The core of the book examines actors representing the dominant layer of their societies. Batir Xasanov’s chapter analyzes how 19th-century Russian authors, including literary superstars Pushkin and Dostoevsky, equaled Central Asia with emptiness and, as a consequence, ascribed Russia a relative Europeanness. Balázs Venkovits shows that 19th-century Hungarian travelers to Mexico unconditionally appropriated the common US view on Mexico that juxtaposed the two countries as industrious, well-organized, active, and civilized versus lazy, chaotic, passive, and backward. By identifying themselves with the narrative dominant in the United States, these Hungarian travelers did not consider possible comparisons between Mexico and their native country, even though the economic and political subordination of Hungary to the more powerful Austria would have made this parallel obvious. Barbora Buzássyová’s chapter discusses Czechoslovak travelogues in Africa during the socialist period. For each communist country, solidarity with the (post-)colonized peoples and support for their anti-colonial (read anti-US and anti-US allies) fight, alongside the official denunciation of racism, was a core policy and an important means for domestic and international self-legitimization. However, Buzássyová argues that despite this official anticolonial narrative, travelogues from socialist Czechoslovakia continued to contrast white and black, developed and undeveloped, Europe and Africa. Experts sent by socialist Czechoslovakia to Africa to aid local development were portrayed as people spreading progress out of altruism, not unlike the perception and self-representation of Christian missionaries in the 19th century. Marta Grzechnik contends that South America, in particular South Brazil, home to a robust Polish immigrant community, were imagined by interwar Polish publications as empty, passive spaces that only waited for Polish settler colonists to vivify them. This fantasy was a tool to argue for a Poland that was “ripe” enough to civilize barren lands and thus justified Poland’s fragile international situation. Piotr Puchalski’s chapter is connected to Grzechnik’s study in several ways. Puchalski demonstrates how Polish political elites in the 1930s advanced the ambiguous idea of building a soft empire in the independent African nations of Liberia and Ethiopia by referring to the non-colonial past of Poland; Puchalski terms this – largely failed – attempt as Promethean colonialism.

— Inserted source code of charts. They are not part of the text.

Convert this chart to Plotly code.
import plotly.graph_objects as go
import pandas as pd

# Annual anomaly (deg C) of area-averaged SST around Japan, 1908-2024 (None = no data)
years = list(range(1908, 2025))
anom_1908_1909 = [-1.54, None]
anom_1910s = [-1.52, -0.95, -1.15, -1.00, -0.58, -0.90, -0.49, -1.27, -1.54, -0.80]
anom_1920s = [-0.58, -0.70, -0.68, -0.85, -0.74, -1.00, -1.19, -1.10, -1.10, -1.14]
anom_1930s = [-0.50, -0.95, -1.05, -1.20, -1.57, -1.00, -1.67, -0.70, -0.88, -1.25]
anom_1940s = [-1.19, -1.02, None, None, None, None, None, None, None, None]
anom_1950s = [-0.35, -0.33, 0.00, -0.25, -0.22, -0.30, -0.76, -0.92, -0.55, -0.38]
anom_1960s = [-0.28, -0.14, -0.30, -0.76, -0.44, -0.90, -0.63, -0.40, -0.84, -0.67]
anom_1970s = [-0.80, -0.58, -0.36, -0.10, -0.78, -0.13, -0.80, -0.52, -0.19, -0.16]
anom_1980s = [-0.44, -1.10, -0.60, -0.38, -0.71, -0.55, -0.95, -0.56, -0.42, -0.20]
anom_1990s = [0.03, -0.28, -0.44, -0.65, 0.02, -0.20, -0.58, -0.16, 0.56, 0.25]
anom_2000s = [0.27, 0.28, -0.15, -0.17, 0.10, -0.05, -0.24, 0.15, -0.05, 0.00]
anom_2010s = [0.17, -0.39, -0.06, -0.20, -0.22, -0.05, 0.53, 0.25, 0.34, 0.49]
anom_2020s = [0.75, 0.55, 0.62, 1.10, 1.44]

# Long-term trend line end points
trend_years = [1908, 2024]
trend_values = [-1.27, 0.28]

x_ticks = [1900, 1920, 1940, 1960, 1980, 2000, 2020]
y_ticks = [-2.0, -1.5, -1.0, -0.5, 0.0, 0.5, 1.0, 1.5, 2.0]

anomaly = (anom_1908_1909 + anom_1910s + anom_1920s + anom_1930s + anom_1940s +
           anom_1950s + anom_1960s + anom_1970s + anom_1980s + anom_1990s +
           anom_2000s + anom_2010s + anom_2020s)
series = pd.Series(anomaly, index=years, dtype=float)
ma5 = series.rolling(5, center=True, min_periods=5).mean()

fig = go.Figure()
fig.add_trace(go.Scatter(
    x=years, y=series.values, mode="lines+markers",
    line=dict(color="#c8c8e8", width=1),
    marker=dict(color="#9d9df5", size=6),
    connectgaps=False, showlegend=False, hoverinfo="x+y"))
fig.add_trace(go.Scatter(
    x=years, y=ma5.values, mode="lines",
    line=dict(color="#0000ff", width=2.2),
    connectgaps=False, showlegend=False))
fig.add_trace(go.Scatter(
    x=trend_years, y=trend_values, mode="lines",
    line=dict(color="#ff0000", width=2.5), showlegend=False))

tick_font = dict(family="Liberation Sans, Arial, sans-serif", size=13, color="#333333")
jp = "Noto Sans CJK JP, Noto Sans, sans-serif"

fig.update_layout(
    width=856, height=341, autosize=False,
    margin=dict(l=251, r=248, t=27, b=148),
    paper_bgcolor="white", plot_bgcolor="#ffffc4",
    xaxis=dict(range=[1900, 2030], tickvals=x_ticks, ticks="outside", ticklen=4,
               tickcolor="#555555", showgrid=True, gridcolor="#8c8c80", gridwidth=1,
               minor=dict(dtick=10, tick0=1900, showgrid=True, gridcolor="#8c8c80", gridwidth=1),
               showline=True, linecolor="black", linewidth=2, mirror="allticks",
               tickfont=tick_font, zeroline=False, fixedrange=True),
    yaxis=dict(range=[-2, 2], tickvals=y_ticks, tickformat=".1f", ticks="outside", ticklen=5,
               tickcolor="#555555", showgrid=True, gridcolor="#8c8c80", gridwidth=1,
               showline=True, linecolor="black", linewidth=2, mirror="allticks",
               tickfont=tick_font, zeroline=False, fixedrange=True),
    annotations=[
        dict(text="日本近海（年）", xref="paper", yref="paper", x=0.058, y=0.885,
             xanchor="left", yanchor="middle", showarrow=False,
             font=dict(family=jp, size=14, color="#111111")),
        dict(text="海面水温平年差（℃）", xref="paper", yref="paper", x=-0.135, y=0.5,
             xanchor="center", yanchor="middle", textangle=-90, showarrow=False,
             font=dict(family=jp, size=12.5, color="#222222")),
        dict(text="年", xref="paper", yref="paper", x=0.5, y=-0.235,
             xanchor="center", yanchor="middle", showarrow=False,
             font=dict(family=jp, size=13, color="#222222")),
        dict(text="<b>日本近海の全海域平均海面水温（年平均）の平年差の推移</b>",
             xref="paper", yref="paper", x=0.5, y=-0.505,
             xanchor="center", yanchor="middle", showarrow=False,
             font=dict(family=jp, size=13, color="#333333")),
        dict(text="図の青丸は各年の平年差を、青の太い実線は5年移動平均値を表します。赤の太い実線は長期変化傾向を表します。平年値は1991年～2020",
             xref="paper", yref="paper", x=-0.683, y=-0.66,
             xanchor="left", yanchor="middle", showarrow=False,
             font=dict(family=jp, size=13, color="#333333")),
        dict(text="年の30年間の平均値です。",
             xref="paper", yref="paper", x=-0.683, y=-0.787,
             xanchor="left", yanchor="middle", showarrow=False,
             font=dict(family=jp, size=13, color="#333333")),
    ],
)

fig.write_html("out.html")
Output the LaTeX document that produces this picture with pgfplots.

Another three chapters investigate actors who were sidelined even in their societies. Curtis G. Murphy’s chapter tracks how Polish exiles in Central Asia became agents of the Russian Empire, though stylized themselves as better, more humble colonizers than Russians. At the same time, in the Caucasus, some Poles portrayed Circassians as noble warriors unspoiled by civilization and laid hopes in a potential alliance against Russia. At the end of the day, the narrative on the Caucasus was equally Orientalizing and affirmed the self-ascription of Poles as vanguards of Europeanness against both the core of Russia and its peripheries. Mateusz Majman contrasts two Jewish narratives on the Caucasus Mountain Jews. The first account, written by a Minsk-born Odessa Jewish traveler, testifies that the Orientalizing perception of the Mountain Jews could serve as justifying the “Europeanness” of the Russian Jewry, whose position within Russia and within the European Jewry was ambiguous and contested, to say the least. The second account was written by a Mountain Jew and oscillated between a more emphatic perception and an Orientalizing narrative. Another Odessa Jew is the central protagonist in Jonathan Hirsch’s chapter that tackles the tension between Ashkenazi and Sephardi Jewry in Alexandria during World War I, as a Jewish battalion was envisioned to fight for the British army with in the hope to carve out a Zionist state from the Ottoman Empire. Hirsch shows how Sephardi Jews were associated with the Muslim world and how this Orientalizing view formed an obstacle in imagining a common state for all Jews.
The last chapter in the book, Jill Massino’s study on the Romanian perception of the war in Vietnam, is a bit isolated from the other contributions. Massino argues that the Vietnam War was the first occasion when Romanian communist society engaged with an issue beyond individual, family, or communal problems, let alone the national boundaries, though the underlying motives of this grassroots interest varied considerably.
The main merit of this well-organized book is that it challenges a one-sided postcolonial view of East (Central) Europe that became especially fashionable recently. Puchalski is right to note, though perhaps a bit too harsh, that “the scholarship has only benefited from what one might term a “postcolonial turn,” whereby historic Polish lands such as Galicia are viewed as objects of some form of colonial exploitation, either from within (at the hands of their Polish elites) or from the outside (at the hands of foreigners)” (p. 196). As the contributions to this volume show, actors in East (Central) Europe, both at the core of their societies and on its margins, were often acting in a “colonial modus” to counterbalance their inferior status. Due to their encounters with the “Orient” and other potentially Orientalized regions of the world, East (Central) Europeans became thus both objects and subjects of colonial history. These positions are deeply interwoven and The World beyond the West does a solid job of identifying these intertwinements.